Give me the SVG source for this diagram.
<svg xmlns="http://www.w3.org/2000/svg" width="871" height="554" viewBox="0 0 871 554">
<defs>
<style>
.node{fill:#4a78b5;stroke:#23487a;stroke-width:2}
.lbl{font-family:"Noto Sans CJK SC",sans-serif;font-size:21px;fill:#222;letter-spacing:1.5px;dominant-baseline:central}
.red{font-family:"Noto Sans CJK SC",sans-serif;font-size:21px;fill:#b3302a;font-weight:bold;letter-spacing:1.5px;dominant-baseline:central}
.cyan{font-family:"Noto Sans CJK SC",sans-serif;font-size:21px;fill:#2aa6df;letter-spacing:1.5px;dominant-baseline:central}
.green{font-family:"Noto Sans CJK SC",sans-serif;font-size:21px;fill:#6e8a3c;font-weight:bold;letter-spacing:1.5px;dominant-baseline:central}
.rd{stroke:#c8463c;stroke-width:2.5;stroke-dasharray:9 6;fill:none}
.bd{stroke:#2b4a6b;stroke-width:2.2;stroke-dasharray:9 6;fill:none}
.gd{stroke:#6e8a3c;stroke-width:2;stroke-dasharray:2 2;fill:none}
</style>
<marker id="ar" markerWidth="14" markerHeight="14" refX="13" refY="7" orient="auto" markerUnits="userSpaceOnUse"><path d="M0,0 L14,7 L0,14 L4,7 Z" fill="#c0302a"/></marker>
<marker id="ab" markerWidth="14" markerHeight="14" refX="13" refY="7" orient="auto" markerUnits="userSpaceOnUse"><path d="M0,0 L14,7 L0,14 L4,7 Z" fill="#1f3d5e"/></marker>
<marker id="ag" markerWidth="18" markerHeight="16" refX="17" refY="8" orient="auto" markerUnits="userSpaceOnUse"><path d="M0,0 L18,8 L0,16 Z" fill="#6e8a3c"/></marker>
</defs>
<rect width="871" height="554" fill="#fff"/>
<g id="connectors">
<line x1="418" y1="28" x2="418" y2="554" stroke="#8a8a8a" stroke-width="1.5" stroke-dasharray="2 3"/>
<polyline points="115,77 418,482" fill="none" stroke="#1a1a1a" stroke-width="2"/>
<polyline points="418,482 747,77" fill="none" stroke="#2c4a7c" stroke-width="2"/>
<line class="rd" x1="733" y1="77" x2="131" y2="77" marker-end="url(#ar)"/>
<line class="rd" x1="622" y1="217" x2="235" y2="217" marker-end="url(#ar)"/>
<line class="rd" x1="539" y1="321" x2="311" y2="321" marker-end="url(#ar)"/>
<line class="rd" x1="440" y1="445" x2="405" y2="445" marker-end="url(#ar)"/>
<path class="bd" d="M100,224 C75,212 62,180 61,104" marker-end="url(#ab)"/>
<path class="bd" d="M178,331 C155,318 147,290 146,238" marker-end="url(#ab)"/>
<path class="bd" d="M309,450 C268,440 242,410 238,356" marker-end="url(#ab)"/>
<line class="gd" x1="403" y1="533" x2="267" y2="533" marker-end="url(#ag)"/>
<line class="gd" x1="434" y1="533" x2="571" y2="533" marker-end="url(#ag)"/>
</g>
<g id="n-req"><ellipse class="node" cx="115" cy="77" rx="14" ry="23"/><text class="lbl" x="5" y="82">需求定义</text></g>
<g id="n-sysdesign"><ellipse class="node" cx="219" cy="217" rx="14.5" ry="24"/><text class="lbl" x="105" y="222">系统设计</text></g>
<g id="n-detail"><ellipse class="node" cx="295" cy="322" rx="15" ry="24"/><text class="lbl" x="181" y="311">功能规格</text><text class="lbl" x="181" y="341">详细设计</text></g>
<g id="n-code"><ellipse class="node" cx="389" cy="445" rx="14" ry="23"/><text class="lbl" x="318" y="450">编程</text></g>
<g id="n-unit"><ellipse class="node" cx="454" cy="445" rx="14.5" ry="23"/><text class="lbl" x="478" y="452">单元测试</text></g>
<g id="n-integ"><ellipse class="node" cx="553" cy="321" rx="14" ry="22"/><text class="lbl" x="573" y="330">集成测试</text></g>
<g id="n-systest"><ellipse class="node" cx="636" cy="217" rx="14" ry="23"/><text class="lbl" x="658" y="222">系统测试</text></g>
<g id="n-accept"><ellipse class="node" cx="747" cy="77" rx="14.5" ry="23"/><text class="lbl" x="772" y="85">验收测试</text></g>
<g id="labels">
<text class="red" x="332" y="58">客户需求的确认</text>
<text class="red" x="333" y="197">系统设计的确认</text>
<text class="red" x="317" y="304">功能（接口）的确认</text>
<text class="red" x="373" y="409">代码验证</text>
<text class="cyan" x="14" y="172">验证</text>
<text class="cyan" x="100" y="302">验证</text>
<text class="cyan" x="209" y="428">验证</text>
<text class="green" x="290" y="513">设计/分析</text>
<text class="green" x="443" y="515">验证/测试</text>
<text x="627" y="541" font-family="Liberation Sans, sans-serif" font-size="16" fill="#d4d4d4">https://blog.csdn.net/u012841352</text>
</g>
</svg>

────────

Problem to work on: Transcribe all of the material exactly. Omit nothing.

Exercise response:
Give me the SVG source for this diagram.
<svg xmlns="http://www.w3.org/2000/svg" width="871" height="554" viewBox="0 0 871 554">
<defs>
<style>
.node{fill:#4a78b5;stroke:#23487a;stroke-width:2}
.lbl{font-family:"Noto Sans CJK SC",sans-serif;font-size:21px;fill:#222;letter-spacing:1.5px;dominant-baseline:central}
.red{font-family:"Noto Sans CJK SC",sans-serif;font-size:21px;fill:#b3302a;font-weight:bold;letter-spacing:1.5px;dominant-baseline:central}
.cyan{font-family:"Noto Sans CJK SC",sans-serif;font-size:21px;fill:#2aa6df;letter-spacing:1.5px;dominant-baseline:central}
.green{font-family:"Noto Sans CJK SC",sans-serif;font-size:21px;fill:#6e8a3c;font-weight:bold;letter-spacing:1.5px;dominant-baseline:central}
.rd{stroke:#c8463c;stroke-width:2.5;stroke-dasharray:9 6;fill:none}
.bd{stroke:#2b4a6b;stroke-width:2.2;stroke-dasharray:9 6;fill:none}
.gd{stroke:#6e8a3c;stroke-width:2;stroke-dasharray:2 2;fill:none}
</style>
<marker id="ar" markerWidth="14" markerHeight="14" refX="13" refY="7" orient="auto" markerUnits="userSpaceOnUse"><path d="M0,0 L14,7 L0,14 L4,7 Z" fill="#c0302a"/></marker>
<marker id="ab" markerWidth="14" markerHeight="14" refX="13" refY="7" orient="auto" markerUnits="userSpaceOnUse"><path d="M0,0 L14,7 L0,14 L4,7 Z" fill="#1f3d5e"/></marker>
<marker id="ag" markerWidth="18" markerHeight="16" refX="17" refY="8" orient="auto" markerUnits="userSpaceOnUse"><path d="M0,0 L18,8 L0,16 Z" fill="#6e8a3c"/></marker>
</defs>
<rect width="871" height="554" fill="#fff"/>
<g id="connectors">
<line x1="418" y1="28" x2="418" y2="554" stroke="#8a8a8a" stroke-width="1.5" stroke-dasharray="2 3"/>
<polyline points="115,77 418,482" fill="none" stroke="#1a1a1a" stroke-width="2"/>
<polyline points="418,482 747,77" fill="none" stroke="#2c4a7c" stroke-width="2"/>
<line class="rd" x1="733" y1="77" x2="131" y2="77" marker-end="url(#ar)"/>
<line class="rd" x1="622" y1="217" x2="235" y2="217" marker-end="url(#ar)"/>
<line class="rd" x1="539" y1="321" x2="311" y2="321" marker-end="url(#ar)"/>
<line class="rd" x1="440" y1="445" x2="405" y2="445" marker-end="url(#ar)"/>
<path class="bd" d="M100,224 C75,212 62,180 61,104" marker-end="url(#ab)"/>
<path class="bd" d="M178,331 C155,318 147,290 146,238" marker-end="url(#ab)"/>
<path class="bd" d="M309,450 C268,440 242,410 238,356" marker-end="url(#ab)"/>
<line class="gd" x1="403" y1="533" x2="267" y2="533" marker-end="url(#ag)"/>
<line class="gd" x1="434" y1="533" x2="571" y2="533" marker-end="url(#ag)"/>
</g>
<g id="n-req"><ellipse class="node" cx="115" cy="77" rx="14" ry="23"/><text class="lbl" x="5" y="82">需求定义</text></g>
<g id="n-sysdesign"><ellipse class="node" cx="219" cy="217" rx="14.5" ry="24"/><text class="lbl" x="105" y="222">系统设计</text></g>
<g id="n-detail"><ellipse class="node" cx="295" cy="322" rx="15" ry="24"/><text class="lbl" x="181" y="311">功能规格</text><text class="lbl" x="181" y="341">详细设计</text></g>
<g id="n-code"><ellipse class="node" cx="389" cy="445" rx="14" ry="23"/><text class="lbl" x="318" y="450">编程</text></g>
<g id="n-unit"><ellipse class="node" cx="454" cy="445" rx="14.5" ry="23"/><text class="lbl" x="478" y="452">单元测试</text></g>
<g id="n-integ"><ellipse class="node" cx="553" cy="321" rx="14" ry="22"/><text class="lbl" x="573" y="330">集成测试</text></g>
<g id="n-systest"><ellipse class="node" cx="636" cy="217" rx="14" ry="23"/><text class="lbl" x="658" y="222">系统测试</text></g>
<g id="n-accept"><ellipse class="node" cx="747" cy="77" rx="14.5" ry="23"/><text class="lbl" x="772" y="85">验收测试</text></g>
<g id="labels">
<text class="red" x="332" y="58">客户需求的确认</text>
<text class="red" x="333" y="197">系统设计的确认</text>
<text class="red" x="317" y="304">功能（接口）的确认</text>
<text class="red" x="373" y="409">代码验证</text>
<text class="cyan" x="14" y="172">验证</text>
<text class="cyan" x="100" y="302">验证</text>
<text class="cyan" x="209" y="428">验证</text>
<text class="green" x="290" y="513">设计/分析</text>
<text class="green" x="443" y="515">验证/测试</text>
<text x="627" y="541" font-family="Liberation Sans, sans-serif" font-size="16" fill="#d4d4d4">https://blog.csdn.net/u012841352</text>
</g>
</svg>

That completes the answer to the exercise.